The performance is carried out with the support of the Cultural Association of Volax.
Group Alas’ theatrical work, based on the piece “DCX 212 Medea: Construction Site” by Z. D. Ainalis and written specifically for this performance, was presented during the 2024–2025 winter artistic season in Athens, receiving warm reviews from critics and prolonged applause from the audience.
It is worth mentioning that the group’s previous work “War Does Not Have a Woman’s Face” by Nobel laureate author Svetlana Alexievich was also presented with great success, for two years, within and outside Greece.
Note
Body Medea or wound Medea, an acoustic dome of desires and anguish.
Can life emerge from anywhere other than the one visible or invisible wound each person holds within them?
And how is it revealed — at what time, in what space, and with which recipient?
Which path revives anything destined to fade into oblivion?
Medea and Jason remained undeniably, indivisibly together. Their shared Body is Hades and their voices are their souls playing theater in Hades. A confrontation of the human who lives between the mythical image and the real image.
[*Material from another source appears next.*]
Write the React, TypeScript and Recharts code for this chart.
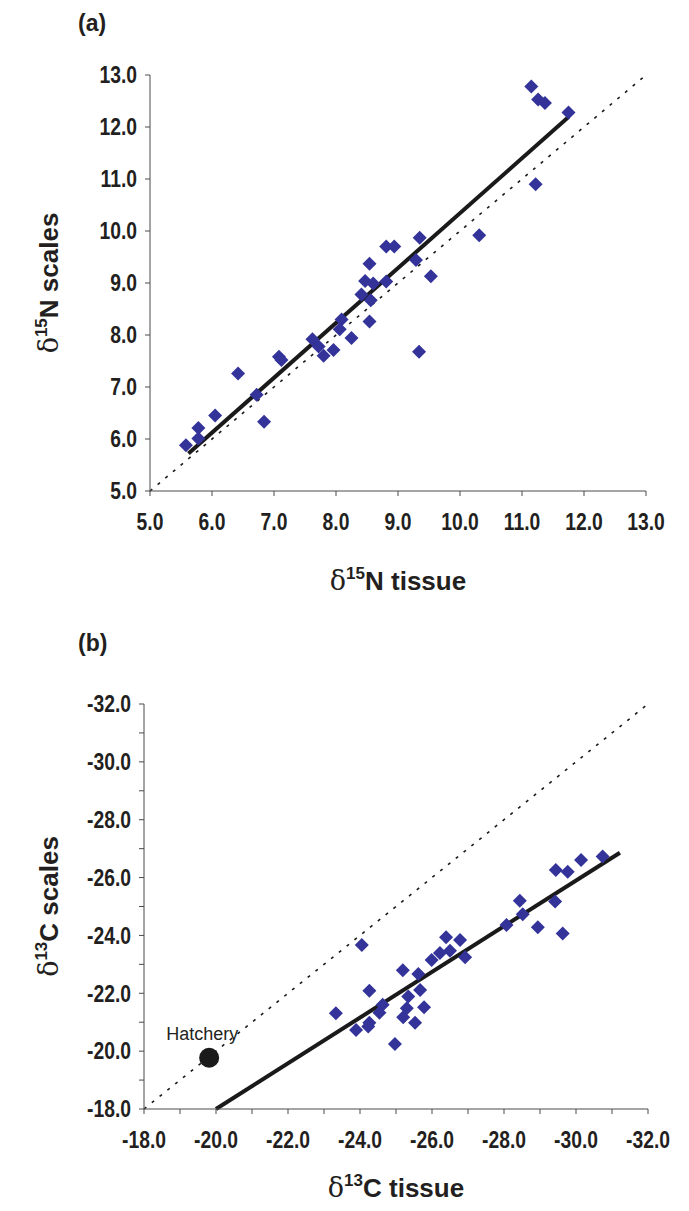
import React from 'react';
import { ScatterChart, Scatter, XAxis, YAxis, ReferenceLine, LabelList } from 'recharts';

const FONT = '"Liberation Sans", Arial, Helvetica, sans-serif';
const MARK = '#333399';
const INK = '#231f20';
const AXIS = '#4a4a4a';

// Panel (a): delta 15N
const nTissue = [11.15, 11.26, 11.37, 11.75, 11.22, 10.31, 9.35, 8.81, 8.94, 9.29, 8.54, 9.53, 8.47, 8.6, 8.81, 8.41, 8.56, 8.54, 8.09, 8.06, 8.25, 7.62, 7.72, 7.8, 7.96, 9.34, 7.08, 7.12, 6.42, 6.72, 6.84, 6.05, 5.78, 5.78, 5.58];
const nScales = [12.78, 12.53, 12.46, 12.28, 10.9, 9.92, 9.87, 9.7, 9.7, 9.44, 9.37, 9.13, 9.04, 8.99, 9.03, 8.78, 8.67, 8.26, 8.3, 8.11, 7.94, 7.92, 7.78, 7.6, 7.71, 7.68, 7.58, 7.52, 7.26, 6.85, 6.33, 6.45, 6.21, 6.01, 5.88];
const nFitTissue = [5.62, 11.75];
const nFitScales = [5.72, 12.19];
const nOneToOne = [5, 13];
const nTicks = [5, 6, 7, 8, 9, 10, 11, 12, 13];

// Panel (b): delta 13C
const cTissue = [-29.44, -29.77, -30.14, -30.74, -28.44, -29.42, -28.52, -28.07, -28.94, -29.63, -24.05, -26.39, -26.78, -26.5, -26.22, -25.99, -26.92, -25.19, -25.62, -24.26, -25.67, -25.34, -24.63, -24.54, -25.3, -25.78, -23.33, -24.26, -25.2, -25.53, -23.89, -24.23, -24.97];
const cScales = [-26.26, -26.2, -26.61, -26.73, -25.2, -25.17, -24.73, -24.36, -24.28, -24.07, -23.67, -23.94, -23.84, -23.47, -23.39, -23.15, -23.25, -22.8, -22.67, -22.09, -22.11, -21.89, -21.6, -21.33, -21.48, -21.52, -21.31, -20.98, -21.17, -20.98, -20.73, -20.85, -20.25];
const cFitTissue = [-20.0, -31.22];
const cFitScales = [-18.0, -26.86];
const cOneToOne = [-18, -32];
const cTicks = [-32, -31, -30, -29, -28, -27, -26, -25, -24, -23, -22, -21, -20, -19, -18];
const hatcheryTissue = [-19.81];
const hatcheryScales = [-19.77];
const hatcheryName = ['Hatchery'];

const zip = (xs: number[], ys: number[]) => xs.map((x, i) => ({ x, y: ys[i] }));
const nData = zip(nTissue, nScales);
const cData = zip(cTissue, cScales);
const hatcheryData = hatcheryTissue.map((x, i) => ({ x, y: hatcheryScales[i], name: hatcheryName[i] }));

function Diamond(props: any) {
  const { cx, cy } = props;
  if (cx == null || cy == null) return null;
  const r = 7;
  return <polygon points={`${cx},${cy - r} ${cx + r},${cy} ${cx},${cy + r} ${cx - r},${cy}`} fill={MARK} />;
}

function Dot(props: any) {
  const { cx, cy } = props;
  if (cx == null || cy == null) return null;
  return <circle cx={cx} cy={cy} r={10} fill="#1a1a1a" />;
}

function HatcheryLabel(props: any) {
  const { x, y, width, value } = props;
  const cx = x + (width || 0) / 2 - 7;
  return (
    <text x={cx} y={y - 13} textAnchor="middle" fill={INK} fontSize={18} fontFamily={FONT}>
      {value}
    </text>
  );
}

const TICK_FS = 23;
const TICK_SQUEEZE = 0.84;

function makeTick(axis: 'x' | 'y', everyOther: boolean) {
  return (p: any) => {
    const v = p.payload?.value as number;
    if (everyOther && Math.round(v) % 2 !== 0) return <g />;
    const label = v.toFixed(1);
    const isX = axis === 'x';
    return (
      <text
        transform={`translate(${p.x} ${p.y}) scale(${TICK_SQUEEZE} 1)`}
        x={0}
        y={0}
        dy={isX ? '0.72em' : '0.36em'}
        textAnchor={isX ? 'middle' : 'end'}
        fill={INK}
        fontSize={TICK_FS}
        fontWeight="bold"
        fontFamily={FONT}
      >
        {label}
      </text>
    );
  };
}

function Title({ iso, el, word }: { iso: string; el: string; word: string }) {
  return (
    <>
      <tspan fontFamily='"DejaVu Serif", "Liberation Serif", serif' fontWeight="normal" fontSize={27}>δ</tspan>
      <tspan dy={-11} fontSize={17}>{iso}</tspan>
      <tspan dy={11}>{el + ' ' + word}</tspan>
    </>
  );
}

function makeXTitle(iso: string, el: string, word: string, off: number) {
  return (p: any) => {
    const vb = p.viewBox || {};
    const cx = vb.x + vb.width / 2;
    const y = vb.y + off;
    return (
      <text x={cx} y={y} textAnchor="middle" fill={INK} fontSize={26} fontWeight="bold" fontFamily={FONT}>
        <Title iso={iso} el={el} word={word} />
      </text>
    );
  };
}

function makeYTitle(iso: string, el: string, word: string, bx: number) {
  return (p: any) => {
    const vb = p.viewBox || {};
    const cy = vb.y + vb.height / 2;
    return (
      <text x={bx} y={cy} transform={`rotate(-90 ${bx} ${cy})`} textAnchor="middle" fill={INK} fontSize={26} fontWeight="bold" fontFamily={FONT}>
        <Title iso={iso} el={el} word={word} />
      </text>
    );
  };
}

export default function App() {
  return (
    <div style={{ position: 'absolute', left: 0, top: 0, width: 689, height: 1211, background: '#fff' }}>
      <svg width={689} height={1211} style={{ position: 'absolute', left: 0, top: 0 }}>
        <text x={78} y={31} fill={INK} fontSize={23} fontWeight="bold" fontFamily={FONT}>(a)</text>
        <text x={78} y={651} fill={INK} fontSize={23} fontWeight="bold" fontFamily={FONT}>(b)</text>
      </svg>

      <div style={{ position: 'absolute', left: 0, top: 0 }}>
        <ScatterChart width={689} height={600} margin={{ top: 75, right: 43, bottom: 69, left: 80 }}>
          <XAxis
            type="number"
            dataKey="x"
            domain={[5, 13]}
            ticks={nTicks}
            interval={0}
            tick={makeTick('x', false)}
            tickSize={5}
            tickMargin={17}
            height={40}
            axisLine={{ stroke: AXIS }}
            tickLine={{ stroke: AXIS }}
            allowDataOverflow
            label={{ content: makeXTitle('15', 'N', 'tissue', 99) }}
          />
          <YAxis
            type="number"
            dataKey="y"
            domain={[5, 13]}
            ticks={nTicks}
            interval={0}
            tick={makeTick('y', false)}
            tickSize={5}
            tickMargin={8}
            width={70}
            axisLine={{ stroke: AXIS }}
            tickLine={{ stroke: AXIS }}
            allowDataOverflow
            label={{ content: makeYTitle('15', 'N', 'scales', 58) }}
          />
          <Scatter data={nData} shape={<Diamond />} isAnimationActive={false} />
          <ReferenceLine
            segment={[{ x: nOneToOne[0], y: nOneToOne[0] }, { x: nOneToOne[1], y: nOneToOne[1] }]}
            stroke="#1a1a1a"
            strokeWidth={1.6}
            strokeDasharray="3 7"
            ifOverflow="visible"
          />
          <ReferenceLine
            segment={[{ x: nFitTissue[0], y: nFitScales[0] }, { x: nFitTissue[1], y: nFitScales[1] }]}
            stroke="#1a1a1a"
            strokeWidth={4}
            ifOverflow="visible"
          />
        </ScatterChart>
      </div>

      <div style={{ position: 'absolute', left: 0, top: 620 }}>
        <ScatterChart width={689} height={591} margin={{ top: 84, right: 41, bottom: 62, left: 74 }}>
          <XAxis
            type="number"
            dataKey="x"
            domain={[-32, -18]}
            reversed
            ticks={cTicks}
            interval={0}
            tick={makeTick('x', true)}
            tickSize={5}
            tickMargin={17}
            height={40}
            axisLine={{ stroke: AXIS }}
            tickLine={{ stroke: AXIS }}
            allowDataOverflow
            label={{ content: makeXTitle('13', 'C', 'tissue', 88) }}
          />
          <YAxis
            type="number"
            dataKey="y"
            domain={[-32, -18]}
            reversed
            ticks={cTicks}
            interval={0}
            tick={makeTick('y', true)}
            tickSize={5}
            tickMargin={8}
            width={70}
            axisLine={{ stroke: AXIS }}
            tickLine={{ stroke: AXIS }}
            allowDataOverflow
            label={{ content: makeYTitle('13', 'C', 'scales', 58) }}
          />
          <ReferenceLine
            segment={[{ x: cOneToOne[0], y: cOneToOne[0] }, { x: cOneToOne[1], y: cOneToOne[1] }]}
            stroke="#1a1a1a"
            strokeWidth={1.6}
            strokeDasharray="3 7"
            ifOverflow="visible"
          />
          <Scatter data={cData} shape={<Diamond />} isAnimationActive={false} />
          <Scatter data={hatcheryData} shape={<Dot />} isAnimationActive={false}>
            <LabelList dataKey="name" content={<HatcheryLabel />} />
          </Scatter>
          <ReferenceLine
            segment={[{ x: cFitTissue[0], y: cFitScales[0] }, { x: cFitTissue[1], y: cFitScales[1] }]}
            stroke="#1a1a1a"
            strokeWidth={4}
            ifOverflow="visible"
          />
        </ScatterChart>
      </div>
    </div>
  );
}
A game of two ghosts or two survivors experiencing the most human tragedy, that of ruin, of desolation, of shadow.
Natalia Georgosopoulou
Z. D. Ainalis – Short Biography:
Z. D. Ainalis was born in 1982 in Athens. He has published the poetry collections Electrography (Gavriilidis Editions, Athens, 2006; 2nd edition, Thraka, Athens, 2018), The Silence of Siva (Vakxikon.gr Editions, Athens, 2011; 2016), The Tales of the Desert (Kedros, 2017), The Monody of the Desert (Kedros, 2019), and Something a Bit Slower (Ypokeimeno, 2021); the collection of poetic narratives Fragments (Gavriilidis Editions, Athens, 2008), as well as the poetic novels Michalis Tatsis – With the Plank in His Hands (Panopticon Editions, Thessaloniki, 2011) and Mythology (Panopticon Editions, Thessaloniki, 2013).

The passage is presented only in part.